What the task asks. Starting with the first line of the listing, quote each line exactly until and including the one with "from bokeh.resources import INLINE", leaving pictures out.
>> Begin Dataset content
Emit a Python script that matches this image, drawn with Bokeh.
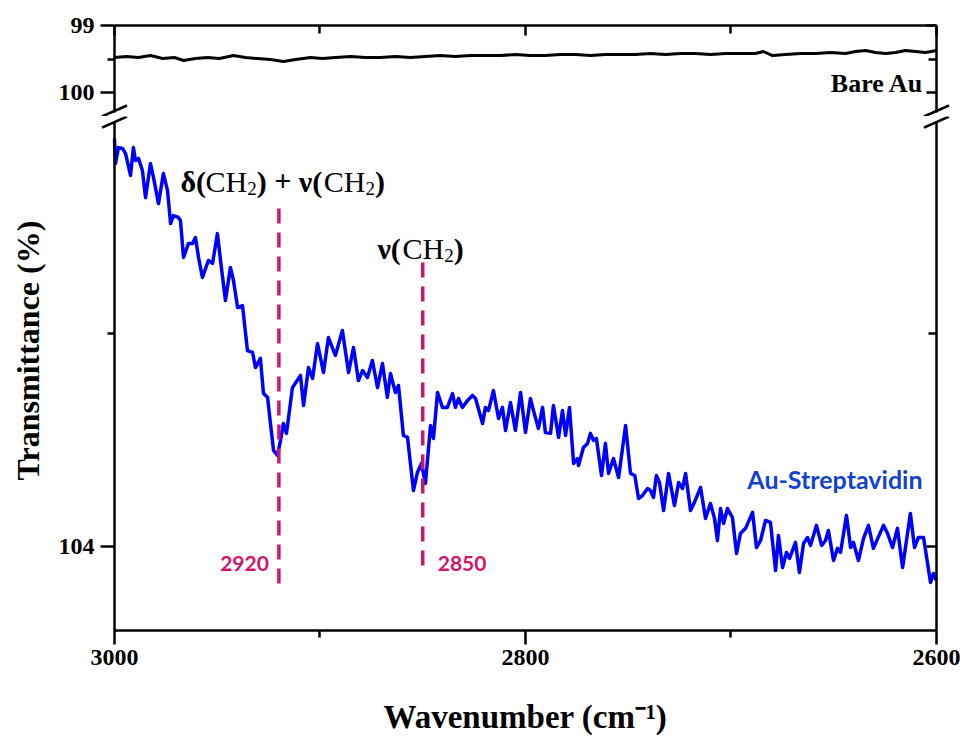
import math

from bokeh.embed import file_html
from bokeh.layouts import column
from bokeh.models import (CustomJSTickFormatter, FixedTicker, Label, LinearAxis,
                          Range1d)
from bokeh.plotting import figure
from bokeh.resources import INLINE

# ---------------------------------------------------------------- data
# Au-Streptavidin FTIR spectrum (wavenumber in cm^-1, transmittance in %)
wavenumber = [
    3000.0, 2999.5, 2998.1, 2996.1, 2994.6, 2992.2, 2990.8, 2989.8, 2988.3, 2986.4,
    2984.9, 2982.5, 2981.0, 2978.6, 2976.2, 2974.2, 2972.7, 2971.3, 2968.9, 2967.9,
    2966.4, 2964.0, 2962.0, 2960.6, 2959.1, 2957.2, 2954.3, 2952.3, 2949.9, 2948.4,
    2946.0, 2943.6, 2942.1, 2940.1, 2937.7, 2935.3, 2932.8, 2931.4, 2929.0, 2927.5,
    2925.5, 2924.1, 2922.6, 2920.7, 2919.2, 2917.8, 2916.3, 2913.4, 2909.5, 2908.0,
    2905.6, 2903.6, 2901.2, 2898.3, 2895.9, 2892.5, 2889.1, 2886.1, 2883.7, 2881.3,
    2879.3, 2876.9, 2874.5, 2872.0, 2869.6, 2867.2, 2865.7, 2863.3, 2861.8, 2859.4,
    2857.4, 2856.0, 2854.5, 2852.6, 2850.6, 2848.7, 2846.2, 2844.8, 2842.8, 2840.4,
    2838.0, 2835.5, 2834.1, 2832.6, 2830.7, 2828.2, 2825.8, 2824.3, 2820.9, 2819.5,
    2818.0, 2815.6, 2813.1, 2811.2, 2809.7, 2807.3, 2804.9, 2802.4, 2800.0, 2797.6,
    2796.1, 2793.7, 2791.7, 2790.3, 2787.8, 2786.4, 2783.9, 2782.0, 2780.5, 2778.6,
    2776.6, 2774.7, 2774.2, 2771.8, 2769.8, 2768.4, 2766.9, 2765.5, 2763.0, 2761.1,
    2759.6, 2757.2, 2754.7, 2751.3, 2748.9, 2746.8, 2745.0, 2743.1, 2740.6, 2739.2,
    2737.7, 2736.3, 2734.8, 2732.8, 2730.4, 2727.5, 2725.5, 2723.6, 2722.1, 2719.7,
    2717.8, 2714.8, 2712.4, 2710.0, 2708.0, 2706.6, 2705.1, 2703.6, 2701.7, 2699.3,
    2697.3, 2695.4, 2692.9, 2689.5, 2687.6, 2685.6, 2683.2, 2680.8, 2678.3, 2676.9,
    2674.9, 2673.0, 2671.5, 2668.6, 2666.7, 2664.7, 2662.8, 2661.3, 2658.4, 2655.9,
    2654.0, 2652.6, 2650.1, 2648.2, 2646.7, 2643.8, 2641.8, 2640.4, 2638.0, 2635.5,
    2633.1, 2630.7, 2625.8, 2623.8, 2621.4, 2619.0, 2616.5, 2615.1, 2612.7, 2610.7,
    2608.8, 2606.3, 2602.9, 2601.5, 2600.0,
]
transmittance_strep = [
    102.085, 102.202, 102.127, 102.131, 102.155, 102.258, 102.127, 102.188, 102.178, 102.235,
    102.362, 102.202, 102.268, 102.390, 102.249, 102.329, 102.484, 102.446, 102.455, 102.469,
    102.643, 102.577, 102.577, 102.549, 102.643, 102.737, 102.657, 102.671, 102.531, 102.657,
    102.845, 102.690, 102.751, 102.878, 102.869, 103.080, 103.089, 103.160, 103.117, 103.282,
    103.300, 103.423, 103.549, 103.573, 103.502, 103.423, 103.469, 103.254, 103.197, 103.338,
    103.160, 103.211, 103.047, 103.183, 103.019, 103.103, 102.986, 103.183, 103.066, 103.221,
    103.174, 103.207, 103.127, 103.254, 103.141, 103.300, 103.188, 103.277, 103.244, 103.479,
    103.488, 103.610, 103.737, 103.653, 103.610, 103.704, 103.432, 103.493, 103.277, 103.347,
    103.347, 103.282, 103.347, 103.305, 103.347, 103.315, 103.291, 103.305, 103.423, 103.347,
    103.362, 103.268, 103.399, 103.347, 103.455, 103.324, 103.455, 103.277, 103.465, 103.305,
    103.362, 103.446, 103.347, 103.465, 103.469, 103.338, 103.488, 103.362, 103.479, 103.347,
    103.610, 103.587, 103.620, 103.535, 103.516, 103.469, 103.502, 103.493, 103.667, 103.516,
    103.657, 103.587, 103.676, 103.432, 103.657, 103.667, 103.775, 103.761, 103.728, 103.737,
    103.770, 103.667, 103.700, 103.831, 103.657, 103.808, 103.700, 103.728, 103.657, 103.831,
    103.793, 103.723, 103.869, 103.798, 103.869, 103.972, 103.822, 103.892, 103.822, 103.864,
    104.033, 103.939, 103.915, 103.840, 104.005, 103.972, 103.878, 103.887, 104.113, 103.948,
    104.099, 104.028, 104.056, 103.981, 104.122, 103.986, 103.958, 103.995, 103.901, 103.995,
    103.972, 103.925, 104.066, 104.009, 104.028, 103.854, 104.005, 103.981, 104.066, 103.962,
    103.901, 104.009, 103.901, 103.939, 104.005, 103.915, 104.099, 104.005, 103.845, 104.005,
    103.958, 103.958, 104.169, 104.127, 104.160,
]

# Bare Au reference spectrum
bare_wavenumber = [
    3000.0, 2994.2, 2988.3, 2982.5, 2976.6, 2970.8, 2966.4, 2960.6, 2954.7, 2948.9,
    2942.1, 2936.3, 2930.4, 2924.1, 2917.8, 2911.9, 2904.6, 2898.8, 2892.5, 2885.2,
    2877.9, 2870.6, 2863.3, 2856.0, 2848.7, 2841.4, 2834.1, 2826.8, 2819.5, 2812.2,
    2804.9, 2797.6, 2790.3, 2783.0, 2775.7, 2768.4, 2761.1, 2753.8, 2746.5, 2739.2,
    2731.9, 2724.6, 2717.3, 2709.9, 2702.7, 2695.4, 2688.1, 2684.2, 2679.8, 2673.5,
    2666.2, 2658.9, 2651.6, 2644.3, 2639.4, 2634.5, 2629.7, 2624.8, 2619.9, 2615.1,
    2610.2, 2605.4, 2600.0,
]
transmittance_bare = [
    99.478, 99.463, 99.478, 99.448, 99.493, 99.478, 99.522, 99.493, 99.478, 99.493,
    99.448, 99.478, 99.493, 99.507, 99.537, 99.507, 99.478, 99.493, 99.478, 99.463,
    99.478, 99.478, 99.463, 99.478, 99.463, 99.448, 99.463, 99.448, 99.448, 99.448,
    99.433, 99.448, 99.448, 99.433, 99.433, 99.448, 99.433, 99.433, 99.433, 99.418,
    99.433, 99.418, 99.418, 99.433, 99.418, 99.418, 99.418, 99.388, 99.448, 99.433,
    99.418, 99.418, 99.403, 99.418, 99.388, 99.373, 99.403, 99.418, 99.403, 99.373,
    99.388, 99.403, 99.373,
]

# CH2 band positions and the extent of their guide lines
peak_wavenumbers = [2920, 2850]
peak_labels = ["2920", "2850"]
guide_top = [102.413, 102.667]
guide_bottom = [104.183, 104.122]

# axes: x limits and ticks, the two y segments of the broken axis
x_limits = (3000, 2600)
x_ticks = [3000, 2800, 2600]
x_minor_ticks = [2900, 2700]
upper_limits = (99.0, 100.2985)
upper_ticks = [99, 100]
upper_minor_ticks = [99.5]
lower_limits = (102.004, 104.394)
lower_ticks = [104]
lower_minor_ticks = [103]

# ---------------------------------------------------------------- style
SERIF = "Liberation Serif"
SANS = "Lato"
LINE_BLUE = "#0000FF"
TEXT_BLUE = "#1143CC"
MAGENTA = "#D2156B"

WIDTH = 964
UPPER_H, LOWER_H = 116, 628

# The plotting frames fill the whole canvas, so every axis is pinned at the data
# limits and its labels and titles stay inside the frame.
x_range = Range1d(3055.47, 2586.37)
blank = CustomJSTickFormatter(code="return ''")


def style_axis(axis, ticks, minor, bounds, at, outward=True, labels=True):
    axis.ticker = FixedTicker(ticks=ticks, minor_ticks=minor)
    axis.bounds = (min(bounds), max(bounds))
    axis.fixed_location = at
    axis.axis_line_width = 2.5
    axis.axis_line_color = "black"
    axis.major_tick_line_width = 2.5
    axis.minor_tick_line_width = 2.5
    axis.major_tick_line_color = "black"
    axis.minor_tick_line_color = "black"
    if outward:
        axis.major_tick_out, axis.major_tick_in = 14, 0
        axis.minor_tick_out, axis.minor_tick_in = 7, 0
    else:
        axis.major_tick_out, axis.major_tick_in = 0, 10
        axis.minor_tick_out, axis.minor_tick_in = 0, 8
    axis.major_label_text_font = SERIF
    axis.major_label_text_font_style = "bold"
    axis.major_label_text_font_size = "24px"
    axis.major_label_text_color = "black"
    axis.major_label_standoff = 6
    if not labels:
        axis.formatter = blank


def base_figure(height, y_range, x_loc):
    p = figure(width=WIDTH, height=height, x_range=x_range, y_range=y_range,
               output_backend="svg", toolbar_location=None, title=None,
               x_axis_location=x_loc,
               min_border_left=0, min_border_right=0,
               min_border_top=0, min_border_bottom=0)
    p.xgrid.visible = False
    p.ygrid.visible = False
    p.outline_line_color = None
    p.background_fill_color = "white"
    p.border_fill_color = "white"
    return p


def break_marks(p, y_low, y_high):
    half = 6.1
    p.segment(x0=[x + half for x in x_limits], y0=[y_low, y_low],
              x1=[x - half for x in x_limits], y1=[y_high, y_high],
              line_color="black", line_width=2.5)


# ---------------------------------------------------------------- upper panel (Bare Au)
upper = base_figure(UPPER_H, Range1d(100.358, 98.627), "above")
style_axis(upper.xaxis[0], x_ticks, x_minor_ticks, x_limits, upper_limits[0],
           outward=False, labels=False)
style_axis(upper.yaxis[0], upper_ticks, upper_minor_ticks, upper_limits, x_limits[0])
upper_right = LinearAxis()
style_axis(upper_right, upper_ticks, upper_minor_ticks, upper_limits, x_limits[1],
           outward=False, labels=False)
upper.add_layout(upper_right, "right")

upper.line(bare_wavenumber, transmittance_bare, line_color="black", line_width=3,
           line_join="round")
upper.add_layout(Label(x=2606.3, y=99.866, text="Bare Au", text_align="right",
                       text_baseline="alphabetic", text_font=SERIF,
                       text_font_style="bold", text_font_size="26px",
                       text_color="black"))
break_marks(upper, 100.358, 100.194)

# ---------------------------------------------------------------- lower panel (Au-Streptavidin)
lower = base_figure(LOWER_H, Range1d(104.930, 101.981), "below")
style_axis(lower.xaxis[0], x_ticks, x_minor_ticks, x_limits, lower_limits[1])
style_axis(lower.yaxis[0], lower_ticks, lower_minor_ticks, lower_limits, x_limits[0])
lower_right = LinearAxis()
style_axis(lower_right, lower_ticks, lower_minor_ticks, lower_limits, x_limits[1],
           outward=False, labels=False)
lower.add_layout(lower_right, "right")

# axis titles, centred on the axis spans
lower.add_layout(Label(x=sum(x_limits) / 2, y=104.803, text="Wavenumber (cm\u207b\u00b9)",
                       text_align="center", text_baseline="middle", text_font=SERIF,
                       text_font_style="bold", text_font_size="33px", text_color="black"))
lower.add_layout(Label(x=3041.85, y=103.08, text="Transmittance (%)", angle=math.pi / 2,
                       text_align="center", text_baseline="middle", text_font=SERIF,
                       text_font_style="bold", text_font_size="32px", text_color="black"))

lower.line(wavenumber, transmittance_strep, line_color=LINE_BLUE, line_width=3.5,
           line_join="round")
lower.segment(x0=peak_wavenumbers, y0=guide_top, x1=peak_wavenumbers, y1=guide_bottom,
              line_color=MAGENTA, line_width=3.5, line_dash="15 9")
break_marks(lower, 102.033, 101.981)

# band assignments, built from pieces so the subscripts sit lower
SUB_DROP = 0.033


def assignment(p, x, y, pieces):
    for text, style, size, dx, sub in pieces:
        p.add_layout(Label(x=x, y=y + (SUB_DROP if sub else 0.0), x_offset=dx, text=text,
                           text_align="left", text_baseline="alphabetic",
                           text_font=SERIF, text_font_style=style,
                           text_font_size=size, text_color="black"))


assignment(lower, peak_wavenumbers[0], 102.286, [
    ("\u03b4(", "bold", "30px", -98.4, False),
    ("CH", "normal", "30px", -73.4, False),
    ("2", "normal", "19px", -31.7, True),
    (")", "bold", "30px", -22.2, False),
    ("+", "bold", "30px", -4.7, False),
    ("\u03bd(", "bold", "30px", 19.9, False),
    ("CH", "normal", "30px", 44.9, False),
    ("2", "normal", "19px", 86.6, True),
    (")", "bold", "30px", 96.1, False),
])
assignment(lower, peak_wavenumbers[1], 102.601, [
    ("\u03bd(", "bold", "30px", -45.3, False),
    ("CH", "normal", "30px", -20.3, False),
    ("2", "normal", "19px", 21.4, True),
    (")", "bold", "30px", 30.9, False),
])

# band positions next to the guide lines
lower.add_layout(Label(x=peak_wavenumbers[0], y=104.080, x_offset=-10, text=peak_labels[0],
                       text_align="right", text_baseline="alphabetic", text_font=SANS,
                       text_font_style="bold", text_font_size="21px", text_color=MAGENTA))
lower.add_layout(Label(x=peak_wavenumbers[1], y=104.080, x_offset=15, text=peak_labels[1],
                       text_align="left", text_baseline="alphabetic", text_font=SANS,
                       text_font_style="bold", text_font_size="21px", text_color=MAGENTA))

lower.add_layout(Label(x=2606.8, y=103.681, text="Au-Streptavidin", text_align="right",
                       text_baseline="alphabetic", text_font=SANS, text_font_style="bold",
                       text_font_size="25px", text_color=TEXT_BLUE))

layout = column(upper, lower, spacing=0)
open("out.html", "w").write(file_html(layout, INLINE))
>> End Dataset content
Solution to this problem.
Emit a Python script that matches this image, drawn with Bokeh.
import math

from bokeh.embed import file_html
from bokeh.layouts import column
from bokeh.models import (CustomJSTickFormatter, FixedTicker, Label, LinearAxis,
                          Range1d)
from bokeh.plotting import figure
from bokeh.resources import INLINE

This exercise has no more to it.